**WRITTEN EXERCISE**
From the records below, print only the part that opens with the line containing "Generate a Python" and closes with the line containing "from matplotlib.lines import Line2D"; omit the pictures.

**AVAILABLE RECORDS**

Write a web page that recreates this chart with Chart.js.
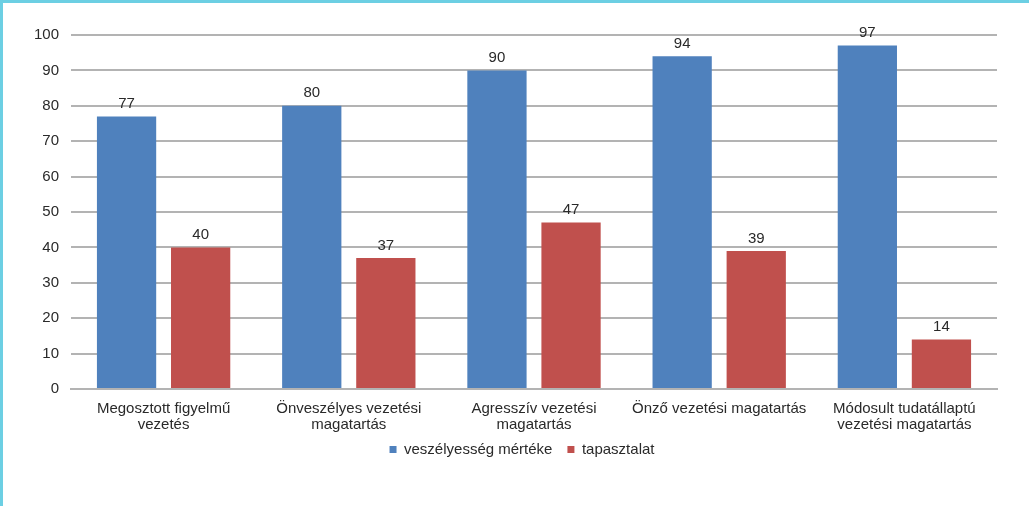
...
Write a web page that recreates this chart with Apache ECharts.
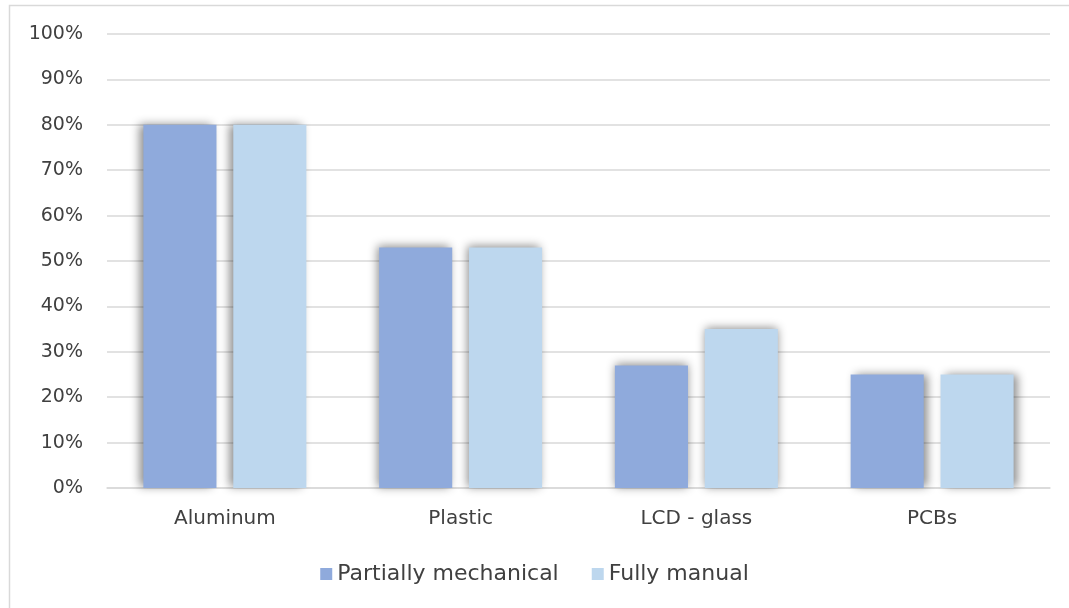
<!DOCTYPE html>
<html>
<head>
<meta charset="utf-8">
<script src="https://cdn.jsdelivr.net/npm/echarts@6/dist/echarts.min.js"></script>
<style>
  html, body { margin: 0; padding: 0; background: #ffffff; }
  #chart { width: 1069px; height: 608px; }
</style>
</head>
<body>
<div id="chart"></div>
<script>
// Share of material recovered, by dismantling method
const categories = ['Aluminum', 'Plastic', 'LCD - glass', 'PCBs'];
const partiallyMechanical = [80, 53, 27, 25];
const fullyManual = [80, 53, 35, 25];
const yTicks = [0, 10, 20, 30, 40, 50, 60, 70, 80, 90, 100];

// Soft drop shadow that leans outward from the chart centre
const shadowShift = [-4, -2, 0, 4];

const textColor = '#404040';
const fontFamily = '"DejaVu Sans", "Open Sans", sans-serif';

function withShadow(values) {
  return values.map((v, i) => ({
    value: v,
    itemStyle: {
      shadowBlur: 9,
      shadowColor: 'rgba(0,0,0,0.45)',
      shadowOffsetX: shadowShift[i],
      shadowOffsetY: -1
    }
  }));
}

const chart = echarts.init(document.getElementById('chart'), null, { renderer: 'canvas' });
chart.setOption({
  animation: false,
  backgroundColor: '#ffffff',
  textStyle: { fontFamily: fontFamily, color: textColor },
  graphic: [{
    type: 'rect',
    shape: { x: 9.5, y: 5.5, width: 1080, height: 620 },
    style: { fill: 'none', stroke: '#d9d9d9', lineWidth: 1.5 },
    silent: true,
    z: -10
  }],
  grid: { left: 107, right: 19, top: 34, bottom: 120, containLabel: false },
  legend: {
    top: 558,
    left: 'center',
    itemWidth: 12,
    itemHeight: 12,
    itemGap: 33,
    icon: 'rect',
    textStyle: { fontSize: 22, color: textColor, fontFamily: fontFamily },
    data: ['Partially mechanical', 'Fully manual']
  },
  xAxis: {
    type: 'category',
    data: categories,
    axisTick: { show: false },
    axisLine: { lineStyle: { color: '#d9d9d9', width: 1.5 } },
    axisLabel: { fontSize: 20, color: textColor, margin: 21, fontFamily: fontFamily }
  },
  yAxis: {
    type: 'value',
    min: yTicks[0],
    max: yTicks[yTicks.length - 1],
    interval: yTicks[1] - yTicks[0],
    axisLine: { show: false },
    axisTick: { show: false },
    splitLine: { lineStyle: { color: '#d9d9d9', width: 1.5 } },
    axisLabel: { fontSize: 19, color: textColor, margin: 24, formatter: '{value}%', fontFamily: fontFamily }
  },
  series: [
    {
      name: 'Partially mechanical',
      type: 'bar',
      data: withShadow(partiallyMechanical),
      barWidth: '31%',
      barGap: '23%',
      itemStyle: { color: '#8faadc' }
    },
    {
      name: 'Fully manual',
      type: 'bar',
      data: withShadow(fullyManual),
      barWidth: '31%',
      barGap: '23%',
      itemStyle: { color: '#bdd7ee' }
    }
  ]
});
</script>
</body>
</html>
==
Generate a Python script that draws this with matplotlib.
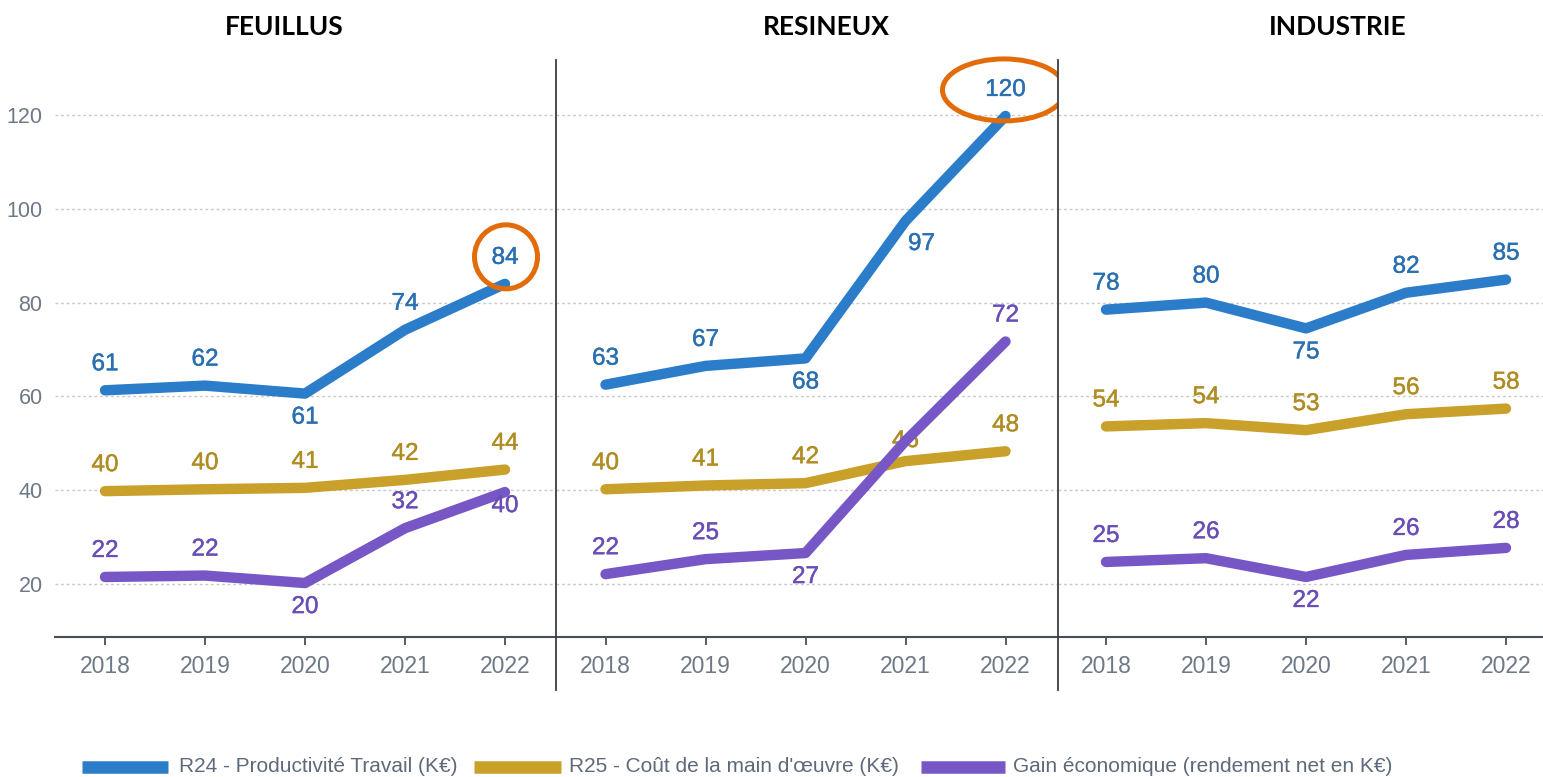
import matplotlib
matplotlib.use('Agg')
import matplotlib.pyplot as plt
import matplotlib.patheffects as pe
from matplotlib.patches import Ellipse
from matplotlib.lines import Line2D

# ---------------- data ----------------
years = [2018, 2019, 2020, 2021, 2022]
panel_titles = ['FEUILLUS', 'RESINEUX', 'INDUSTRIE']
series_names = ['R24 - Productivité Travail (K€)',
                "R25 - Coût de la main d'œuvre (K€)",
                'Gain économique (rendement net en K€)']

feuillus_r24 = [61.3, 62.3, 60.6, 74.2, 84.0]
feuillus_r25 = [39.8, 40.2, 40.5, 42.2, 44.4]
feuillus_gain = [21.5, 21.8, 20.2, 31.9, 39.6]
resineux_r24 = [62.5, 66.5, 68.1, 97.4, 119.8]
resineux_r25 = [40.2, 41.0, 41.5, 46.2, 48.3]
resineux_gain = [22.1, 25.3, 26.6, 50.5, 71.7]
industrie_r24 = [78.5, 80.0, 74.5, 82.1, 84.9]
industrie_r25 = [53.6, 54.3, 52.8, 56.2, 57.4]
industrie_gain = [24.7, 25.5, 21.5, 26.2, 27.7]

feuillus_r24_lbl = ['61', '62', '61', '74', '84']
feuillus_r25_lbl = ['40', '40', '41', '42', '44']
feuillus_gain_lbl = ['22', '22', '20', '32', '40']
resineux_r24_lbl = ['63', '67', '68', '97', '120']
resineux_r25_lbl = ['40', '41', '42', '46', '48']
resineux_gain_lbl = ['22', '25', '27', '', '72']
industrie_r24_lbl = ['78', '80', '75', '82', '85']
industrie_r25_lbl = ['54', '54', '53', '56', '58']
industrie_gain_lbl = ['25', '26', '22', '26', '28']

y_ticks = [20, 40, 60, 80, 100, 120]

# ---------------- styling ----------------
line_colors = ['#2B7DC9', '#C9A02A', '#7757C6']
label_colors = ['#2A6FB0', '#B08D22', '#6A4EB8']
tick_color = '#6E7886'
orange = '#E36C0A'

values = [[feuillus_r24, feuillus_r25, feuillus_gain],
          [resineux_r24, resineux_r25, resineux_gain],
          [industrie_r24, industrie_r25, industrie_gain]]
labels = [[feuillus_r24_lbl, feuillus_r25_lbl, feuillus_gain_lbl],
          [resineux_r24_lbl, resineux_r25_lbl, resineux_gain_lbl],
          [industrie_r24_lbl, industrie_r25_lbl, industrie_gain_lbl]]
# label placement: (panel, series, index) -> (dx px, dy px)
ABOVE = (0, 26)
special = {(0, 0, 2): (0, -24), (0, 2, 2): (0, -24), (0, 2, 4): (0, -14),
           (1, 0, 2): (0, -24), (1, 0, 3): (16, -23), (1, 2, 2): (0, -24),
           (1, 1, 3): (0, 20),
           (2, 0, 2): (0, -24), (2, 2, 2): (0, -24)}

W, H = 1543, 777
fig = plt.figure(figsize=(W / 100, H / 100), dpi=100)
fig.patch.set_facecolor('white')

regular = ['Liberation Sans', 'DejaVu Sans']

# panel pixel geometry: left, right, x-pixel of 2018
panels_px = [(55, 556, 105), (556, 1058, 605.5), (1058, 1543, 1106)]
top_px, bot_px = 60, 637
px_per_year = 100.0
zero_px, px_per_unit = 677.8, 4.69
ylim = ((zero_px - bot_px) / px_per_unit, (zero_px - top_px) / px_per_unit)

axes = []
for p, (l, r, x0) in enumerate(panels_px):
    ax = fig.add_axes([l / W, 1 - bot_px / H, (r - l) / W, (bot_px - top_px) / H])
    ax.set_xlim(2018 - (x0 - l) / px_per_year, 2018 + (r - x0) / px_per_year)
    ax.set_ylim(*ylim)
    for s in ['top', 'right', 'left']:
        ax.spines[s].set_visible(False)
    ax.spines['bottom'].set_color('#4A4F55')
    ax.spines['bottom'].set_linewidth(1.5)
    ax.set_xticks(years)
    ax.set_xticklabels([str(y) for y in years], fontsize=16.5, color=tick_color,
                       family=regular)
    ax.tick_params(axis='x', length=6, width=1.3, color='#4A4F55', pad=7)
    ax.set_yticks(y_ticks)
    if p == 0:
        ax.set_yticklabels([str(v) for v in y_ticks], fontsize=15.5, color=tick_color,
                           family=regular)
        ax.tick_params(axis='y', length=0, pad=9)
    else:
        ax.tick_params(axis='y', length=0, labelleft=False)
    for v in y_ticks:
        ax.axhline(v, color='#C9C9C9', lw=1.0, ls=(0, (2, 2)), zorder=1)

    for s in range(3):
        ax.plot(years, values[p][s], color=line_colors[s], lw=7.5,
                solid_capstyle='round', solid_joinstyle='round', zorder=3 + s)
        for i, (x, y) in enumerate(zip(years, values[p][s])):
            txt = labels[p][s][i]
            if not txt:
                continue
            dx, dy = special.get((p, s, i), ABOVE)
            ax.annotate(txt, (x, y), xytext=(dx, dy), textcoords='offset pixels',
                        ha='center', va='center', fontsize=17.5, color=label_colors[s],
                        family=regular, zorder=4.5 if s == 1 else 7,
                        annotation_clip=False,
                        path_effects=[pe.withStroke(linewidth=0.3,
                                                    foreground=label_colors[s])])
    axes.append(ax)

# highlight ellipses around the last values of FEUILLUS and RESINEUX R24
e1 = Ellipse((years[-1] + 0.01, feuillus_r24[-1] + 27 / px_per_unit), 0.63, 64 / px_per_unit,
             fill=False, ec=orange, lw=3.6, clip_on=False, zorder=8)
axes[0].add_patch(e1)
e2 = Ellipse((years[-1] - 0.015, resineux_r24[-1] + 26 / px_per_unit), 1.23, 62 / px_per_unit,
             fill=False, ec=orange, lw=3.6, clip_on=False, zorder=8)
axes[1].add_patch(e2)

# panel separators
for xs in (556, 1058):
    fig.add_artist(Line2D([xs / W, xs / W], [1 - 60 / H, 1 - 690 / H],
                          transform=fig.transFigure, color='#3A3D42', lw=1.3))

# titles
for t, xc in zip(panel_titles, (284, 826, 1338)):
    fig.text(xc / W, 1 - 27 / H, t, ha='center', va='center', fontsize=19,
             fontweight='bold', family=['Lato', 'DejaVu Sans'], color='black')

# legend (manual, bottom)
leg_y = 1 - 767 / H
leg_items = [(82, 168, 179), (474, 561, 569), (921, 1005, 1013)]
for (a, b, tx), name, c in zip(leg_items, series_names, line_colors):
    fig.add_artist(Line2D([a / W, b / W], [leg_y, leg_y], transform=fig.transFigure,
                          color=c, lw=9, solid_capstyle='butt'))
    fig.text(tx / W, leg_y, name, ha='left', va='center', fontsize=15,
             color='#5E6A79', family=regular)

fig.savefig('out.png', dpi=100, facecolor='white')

**EXERCISE SOLUTION**
Generate a Python script that draws this with matplotlib.
import matplotlib
matplotlib.use('Agg')
import matplotlib.pyplot as plt
import matplotlib.patheffects as pe
from matplotlib.patches import Ellipse
from matplotlib.lines import Line2D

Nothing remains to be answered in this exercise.